Each SCRAM can store up to six full days of blood-level data.

Once an hour the device communicates with a wireless modem placed in the home of the person wearing the device. The modem then dials out the data — on schedules set by the corrections staff or by Black — to computer servers based in San Jose, Calif., operated by the product manufacturer.

If the readings show any alcohol in the blood, the San Jose server spots it and sends an alert to the Second Watch office in Spokane. It then ships Second Watch a graphic readout that shows the time sequence of when the alcohol was spotted and what level it reached.

At times, the SCRAM system can be too sensitive. The job at Second Watch is to read the results and spot actual violations.

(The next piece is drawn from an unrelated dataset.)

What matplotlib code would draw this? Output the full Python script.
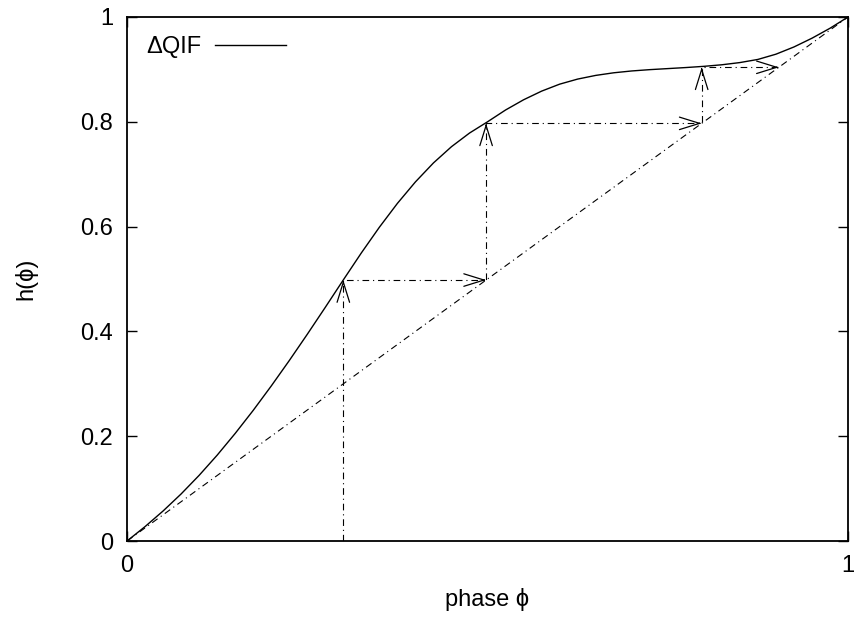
import numpy as np
import matplotlib
matplotlib.use("Agg")
import matplotlib.pyplot as plt

plt.rcParams['font.family'] = ['Liberation Sans', 'DejaVu Sans']

# phase response curve h(phi)
phi = [0.0, 0.025, 0.05, 0.075, 0.1, 0.125, 0.15, 0.175, 0.2, 0.225, 0.25, 0.275,
       0.3, 0.325, 0.35, 0.375, 0.4, 0.425, 0.45, 0.475, 0.5, 0.525, 0.55, 0.575,
       0.6, 0.625, 0.65, 0.675, 0.7, 0.725, 0.75, 0.775, 0.8, 0.825, 0.85, 0.875,
       0.9, 0.925, 0.95, 0.975, 1.0]
h = [0.0, 0.0275, 0.0573, 0.0898, 0.1253, 0.1638, 0.2053, 0.2493, 0.2958, 0.3443,
     0.3945, 0.446, 0.4983, 0.5498, 0.5988, 0.6443, 0.6853, 0.7215, 0.7525, 0.7785,
     0.8, 0.8225, 0.842, 0.8585, 0.8718, 0.8815, 0.8885, 0.8935, 0.897, 0.8995,
     0.9015, 0.9035, 0.9058, 0.9088, 0.913, 0.919, 0.929, 0.9428, 0.9595, 0.9785, 1.0]

# cobweb iteration points
web_x = [0.3, 0.3, 0.498, 0.498, 0.797, 0.797, 0.904]
web_y = [0.0, 0.498, 0.498, 0.797, 0.797, 0.904, 0.904]

fig = plt.figure(figsize=(8.56, 6.22), dpi=100)
ax = fig.add_axes([0.1484, 0.1302, 0.8423, 0.8425])

ax.plot(phi, h, color='black', lw=1.0, label='ΔQIF')

dd = (0, (6, 3.5, 1, 3.5))
ax.plot([0, 1], [0, 1], color='black', lw=0.8, linestyle=dd)
ax.plot(web_x, web_y, color='black', lw=0.8, linestyle=dd)

# open arrow heads at the end of every step
for i in range(len(web_x) - 1):
    x0, y0 = web_x[i], web_y[i]
    x1, y1 = web_x[i + 1], web_y[i + 1]
    dx, dy = x1 - x0, y1 - y0
    n = np.hypot(dx, dy)
    ax.annotate('', xy=(x1, y1), xytext=(x1 - 0.004 * dx / n, y1 - 0.004 * dy / n),
                arrowprops=dict(arrowstyle='->,head_length=1.45,head_width=0.45',
                                mutation_scale=10, lw=0.9, color='black',
                                shrinkA=0, shrinkB=0))

ax.set_xlim(0, 1)
ax.set_ylim(0, 1)
ax.set_xticks([0, 1])
ax.set_xticklabels(['0', '1'])
ax.set_yticks([0, 0.2, 0.4, 0.6, 0.8, 1.0])
ax.set_yticklabels(['0', '0.2', '0.4', '0.6', '0.8', '1'])
ax.tick_params(direction='in', length=7, width=1.0, labelsize=17, pad=10,
               right=True, top=True)
for s in ax.spines.values():
    s.set_linewidth(1.3)

ax.set_xlabel('phase ϕ', fontsize=17, labelpad=8)
ax.set_ylabel('h(ϕ)', fontsize=17, labelpad=31)

ax.legend(loc='upper left', frameon=False, markerfirst=False, fontsize=17,
          handlelength=3.0, handletextpad=0.6, borderaxespad=0.4)

fig.savefig('out.png', dpi=100)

“If someone gets a sudden spike (on the monitor), it’s probably not a drink. That’s probably something else, like being around perfume. Or maybe someone is out using a chain saw and some gasoline spilled,” Black said.

Consuming booze produces a distinct gradual curve on the graph and shows a steady level of intoxication over time, Black noted.

When that happens, Black e-mails court officials and provides a copy of the reading. Typically, court magistrates then order detention officers or law enforcement to pick up the offender and place him or her in custody.

Since launching in Spokane in late 2003, Second Watch Monitoring has started offering the units to agencies and courts in Lincoln, Pend Oreille, Franklin and Stevens counties, Black said.

Tracy Gunning, director of probation services for Lincoln County, started using the Second Watch-provided devices three months ago. She said the system has been very effective in tracking people going through court-ordered abstinence.

The county also uses random breath tests primarily on people who have been sentenced and now need to stay clean. “But that SCRAM system is our preferred choice for pretrial cases” where people have to stay clean, said Gunning. “So far, we’re happy with it.”

Black’s goal is to grow the two-person company into one that will add three or four more salespeople and several technicians over the next two years. He projects total revenue in 2005 of $180,000.

“Our goal for now is to work with courts around the state, especially in the Vancouver and Seattle area, seeing if we can get business,” he said.